Task details: All the data must come back unchanged, except that pictures are left out.
^^^^
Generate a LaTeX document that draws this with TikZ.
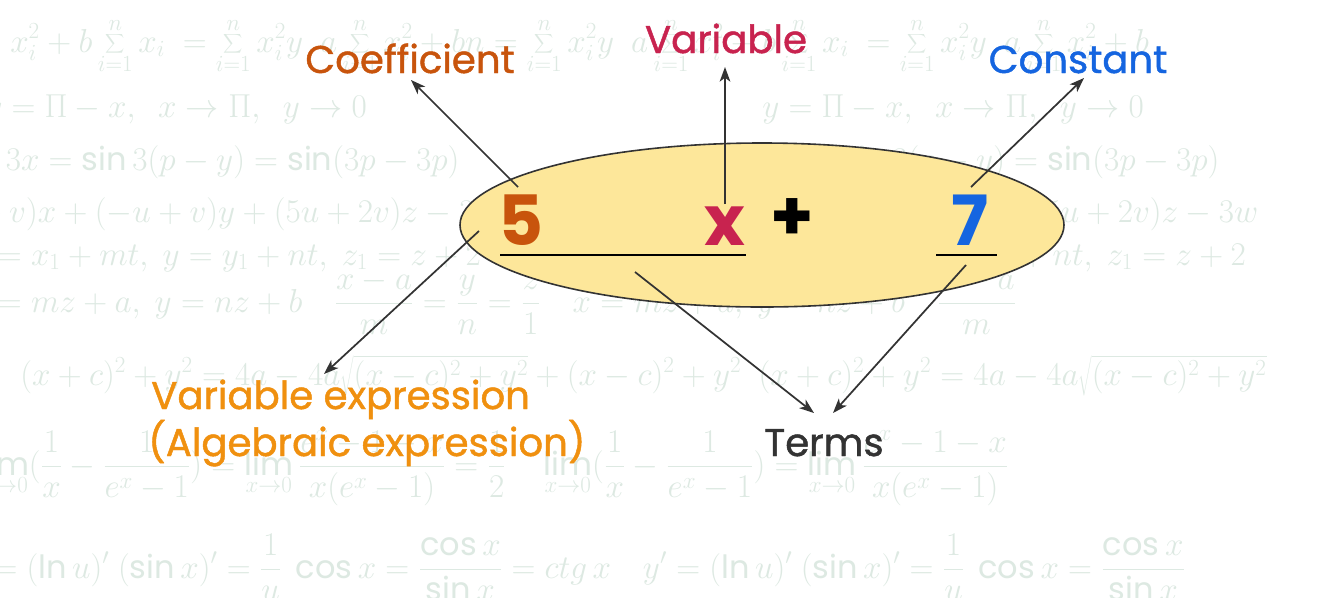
\documentclass[tikz,border=0pt]{standalone}
\usepackage{fontspec}
\setmainfont{Poppins}
\newfontfamily\lblfont{Poppins}[FakeBold=1.2]
\usetikzlibrary{shapes.geometric,arrows.meta}
\definecolor{coefc}{HTML}{C8540C}
\definecolor{varc}{HTML}{C8234F}
\definecolor{constc}{HTML}{1565E0}
\definecolor{exprc}{HTML}{F0900F}
\definecolor{termc}{HTML}{333333}
\definecolor{ovalc}{HTML}{FDE79A}
\definecolor{linec}{HTML}{333333}
\definecolor{bgc}{HTML}{DDE9E2}
\begin{document}
\begin{tikzpicture}[x=0.75pt,y=-0.75pt,
  lbl/.style={font=\lblfont\fontsize{29}{35}\selectfont, anchor=base, inner sep=0pt},
  big/.style={font=\fontsize{52}{60}\selectfont\bfseries, anchor=base, inner sep=0pt},
  arr/.style={draw=linec, line width=1.3pt, -{Stealth[length=11pt,width=8pt,inset=3pt]}},
  uline/.style={draw=black, line width=1.3pt},
  bg/.style={text=bgc, anchor=base west, inner sep=0pt, font=\fontsize{24}{28}\selectfont}]
\useasboundingbox (0,0) rectangle (1327,597);
\fill[white] (0,0) rectangle (1327,597);
\begin{scope}
\clip (0,0) rectangle (1327,597);
\node[bg] (bg1) at (10,52) {$\displaystyle x_i^2+b\sum_{i=1}^{n}x_i\ =\sum_{i=1}^{n}x_i^2y\ \ a\sum_{i=1}^{n}x_i^2+bn=\sum_{i=1}^{n}x_i^2y\ \ a\sum_{i=1}^{n}x_i^2+b\sum_{i=1}^{n}x_i\ =\sum_{i=1}^{n}x_i^2y\ \ a\sum_{i=1}^{n}x_i^2+b$};
\node[bg] (bg2a) at (-15,117) {$y=\Pi-x,\ \ x\to\Pi,\ \ y\to0$};
\node[bg] (bg2b) at (762,117) {$y=\Pi-x,\ \ x\to\Pi,\ \ y\to0$};
\node[bg] (bg3a) at (-45,170) {$\sin 3x=\sin3(p-y)=\sin(3p-3p)$};
\node[bg] (bg3b) at (715,170) {$\sin 3x=\sin3(p-y)=\sin(3p-3p)$};
\node[bg] (bg4a) at (-60,222) {$(u+v)x+(-u+v)y+(5u+2v)z-3w$};
\node[bg] (bg4b) at (700,222) {$(u+v)x+(-u+v)y+(5u+2v)z-3w$};
\node[bg] (bg5a) at (-30,265) {$x=x_1+mt,\ y=y_1+nt,\ z_1=z+2$};
\node[bg] (bg5b) at (735,265) {$x=x_1+mt,\ y=y_1+nt,\ z_1=z+2$};
\node[bg] (bg6) at (-30,312) {$\displaystyle x=mz+a,\ y=nz+b\quad \frac{x-a}{m}=\frac{y}{n}=\frac{z}{1}\quad x=mz+a,\ y=nz+b\quad \frac{x-a}{m}$};
\node[bg] (bg7) at (20,385) {$(x+c)^2+y^2=4a-4a\sqrt{(x-c)^2+y^2}+(x-c)^2+y^2\ \ (x+c)^2+y^2=4a-4a\sqrt{(x-c)^2+y^2}$};
\node[bg] (bg8) at (-20,475) {$\displaystyle \lim_{x\to0}\Bigl(\frac1x-\frac1{e^x-1}\Bigr)=\lim_{x\to0}\frac{e^x-1-x}{x(e^x-1)}=\frac12\quad \lim_{x\to0}\Bigl(\frac1x-\frac1{e^x-1}\Bigr)=\lim_{x\to0}\frac{e^x-1-x}{x(e^x-1)}$};
\node[bg] (bg9) at (-40,578) {$\displaystyle y'=(\ln u)'\ (\sin x)'=\frac1u\ \cos x=\frac{\cos x}{\sin x}=ctg\,x\quad y'=(\ln u)'\ (\sin x)'=\frac1u\ \cos x=\frac{\cos x}{\sin x}$};
\end{scope}
% oval
\node[ellipse, draw=linec, line width=1.2pt, fill=ovalc, inner sep=0pt,
      minimum width=453pt, minimum height=123pt] (oval) at (762,225) {};
% expression parts
\node[big, text=coefc] (five) at (521,245) {5};
\node[big, text=varc] (xv) at (725,245) {x};
\node[big, text=black] (plus) at (792,240) {+};
\node[big, text=constc] (seven) at (970,245) {7};
\coordinate (u1a) at (500,255); \coordinate (u1b) at (746,255);
\coordinate (u2a) at (936,255); \coordinate (u2b) at (997,255);
\draw[uline] (u1a) -- (u1b);
\draw[uline] (u2a) -- (u2b);
% labels
\node[lbl, text=coefc] (coef) at (410,73) {Coefficient};
\node[lbl, text=varc] (var) at (726,53) {Variable};
\node[lbl, text=constc] (const) at (1078,73) {Constant};
\node[lbl, text=exprc, anchor=base west] (expr1) at (151,409) {Variable expression};
\node[lbl, text=exprc, anchor=base west] (expr2) at (148,456) {(Algebraic expression)};
\node[lbl, text=termc] (terms) at (824,456) {Terms};
% arrows
\coordinate (cs) at (518,187); \coordinate (ce) at (411,80);
\coordinate (vs) at (725,204); \coordinate (ve) at (725,67);
\coordinate (ks) at (971,187); \coordinate (ke) at (1084,78);
\coordinate (es) at (479,231); \coordinate (ee) at (324,374);
\coordinate (t1s) at (635,272); \coordinate (t1e) at (814,413);
\coordinate (t2s) at (966,265); \coordinate (t2e) at (833,413);
\draw[arr] (cs) -- (ce);
\draw[arr] (vs) -- (ve);
\draw[arr] (ks) -- (ke);
\draw[arr] (es) -- (ee);
\draw[arr] (t1s) -- (t1e);
\draw[arr] (t2s) -- (t2e);
\end{tikzpicture}
\end{document}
^^^^
Solution to this exercise:
Generate a LaTeX document that draws this with TikZ.
\documentclass[tikz,border=0pt]{standalone}
\usepackage{fontspec}
\setmainfont{Poppins}
\newfontfamily\lblfont{Poppins}[FakeBold=1.2]
\usetikzlibrary{shapes.geometric,arrows.meta}
\definecolor{coefc}{HTML}{C8540C}
\definecolor{varc}{HTML}{C8234F}
\definecolor{constc}{HTML}{1565E0}
\definecolor{exprc}{HTML}{F0900F}
\definecolor{termc}{HTML}{333333}
\definecolor{ovalc}{HTML}{FDE79A}
\definecolor{linec}{HTML}{333333}
\definecolor{bgc}{HTML}{DDE9E2}
\begin{document}
\begin{tikzpicture}[x=0.75pt,y=-0.75pt,
  lbl/.style={font=\lblfont\fontsize{29}{35}\selectfont, anchor=base, inner sep=0pt},
  big/.style={font=\fontsize{52}{60}\selectfont\bfseries, anchor=base, inner sep=0pt},
  arr/.style={draw=linec, line width=1.3pt, -{Stealth[length=11pt,width=8pt,inset=3pt]}},
  uline/.style={draw=black, line width=1.3pt},
  bg/.style={text=bgc, anchor=base west, inner sep=0pt, font=\fontsize{24}{28}\selectfont}]
\useasboundingbox (0,0) rectangle (1327,597);
\fill[white] (0,0) rectangle (1327,597);
\begin{scope}
\clip (0,0) rectangle (1327,597);
\node[bg] (bg1) at (10,52) {$\displaystyle x_i^2+b\sum_{i=1}^{n}x_i\ =\sum_{i=1}^{n}x_i^2y\ \ a\sum_{i=1}^{n}x_i^2+bn=\sum_{i=1}^{n}x_i^2y\ \ a\sum_{i=1}^{n}x_i^2+b\sum_{i=1}^{n}x_i\ =\sum_{i=1}^{n}x_i^2y\ \ a\sum_{i=1}^{n}x_i^2+b$};
\node[bg] (bg2a) at (-15,117) {$y=\Pi-x,\ \ x\to\Pi,\ \ y\to0$};
\node[bg] (bg2b) at (762,117) {$y=\Pi-x,\ \ x\to\Pi,\ \ y\to0$};
\node[bg] (bg3a) at (-45,170) {$\sin 3x=\sin3(p-y)=\sin(3p-3p)$};
\node[bg] (bg3b) at (715,170) {$\sin 3x=\sin3(p-y)=\sin(3p-3p)$};
\node[bg] (bg4a) at (-60,222) {$(u+v)x+(-u+v)y+(5u+2v)z-3w$};
\node[bg] (bg4b) at (700,222) {$(u+v)x+(-u+v)y+(5u+2v)z-3w$};
\node[bg] (bg5a) at (-30,265) {$x=x_1+mt,\ y=y_1+nt,\ z_1=z+2$};
\node[bg] (bg5b) at (735,265) {$x=x_1+mt,\ y=y_1+nt,\ z_1=z+2$};
\node[bg] (bg6) at (-30,312) {$\displaystyle x=mz+a,\ y=nz+b\quad \frac{x-a}{m}=\frac{y}{n}=\frac{z}{1}\quad x=mz+a,\ y=nz+b\quad \frac{x-a}{m}$};
\node[bg] (bg7) at (20,385) {$(x+c)^2+y^2=4a-4a\sqrt{(x-c)^2+y^2}+(x-c)^2+y^2\ \ (x+c)^2+y^2=4a-4a\sqrt{(x-c)^2+y^2}$};
\node[bg] (bg8) at (-20,475) {$\displaystyle \lim_{x\to0}\Bigl(\frac1x-\frac1{e^x-1}\Bigr)=\lim_{x\to0}\frac{e^x-1-x}{x(e^x-1)}=\frac12\quad \lim_{x\to0}\Bigl(\frac1x-\frac1{e^x-1}\Bigr)=\lim_{x\to0}\frac{e^x-1-x}{x(e^x-1)}$};
\node[bg] (bg9) at (-40,578) {$\displaystyle y'=(\ln u)'\ (\sin x)'=\frac1u\ \cos x=\frac{\cos x}{\sin x}=ctg\,x\quad y'=(\ln u)'\ (\sin x)'=\frac1u\ \cos x=\frac{\cos x}{\sin x}$};
\end{scope}
% oval
\node[ellipse, draw=linec, line width=1.2pt, fill=ovalc, inner sep=0pt,
      minimum width=453pt, minimum height=123pt] (oval) at (762,225) {};
% expression parts
\node[big, text=coefc] (five) at (521,245) {5};
\node[big, text=varc] (xv) at (725,245) {x};
\node[big, text=black] (plus) at (792,240) {+};
\node[big, text=constc] (seven) at (970,245) {7};
\coordinate (u1a) at (500,255); \coordinate (u1b) at (746,255);
\coordinate (u2a) at (936,255); \coordinate (u2b) at (997,255);
\draw[uline] (u1a) -- (u1b);
\draw[uline] (u2a) -- (u2b);
% labels
\node[lbl, text=coefc] (coef) at (410,73) {Coefficient};
\node[lbl, text=varc] (var) at (726,53) {Variable};
\node[lbl, text=constc] (const) at (1078,73) {Constant};
\node[lbl, text=exprc, anchor=base west] (expr1) at (151,409) {Variable expression};
\node[lbl, text=exprc, anchor=base west] (expr2) at (148,456) {(Algebraic expression)};
\node[lbl, text=termc] (terms) at (824,456) {Terms};
% arrows
\coordinate (cs) at (518,187); \coordinate (ce) at (411,80);
\coordinate (vs) at (725,204); \coordinate (ve) at (725,67);
\coordinate (ks) at (971,187); \coordinate (ke) at (1084,78);
\coordinate (es) at (479,231); \coordinate (ee) at (324,374);
\coordinate (t1s) at (635,272); \coordinate (t1e) at (814,413);
\coordinate (t2s) at (966,265); \coordinate (t2e) at (833,413);
\draw[arr] (cs) -- (ce);
\draw[arr] (vs) -- (ve);
\draw[arr] (ks) -- (ke);
\draw[arr] (es) -- (ee);
\draw[arr] (t1s) -- (t1e);
\draw[arr] (t2s) -- (t2e);
\end{tikzpicture}
\end{document}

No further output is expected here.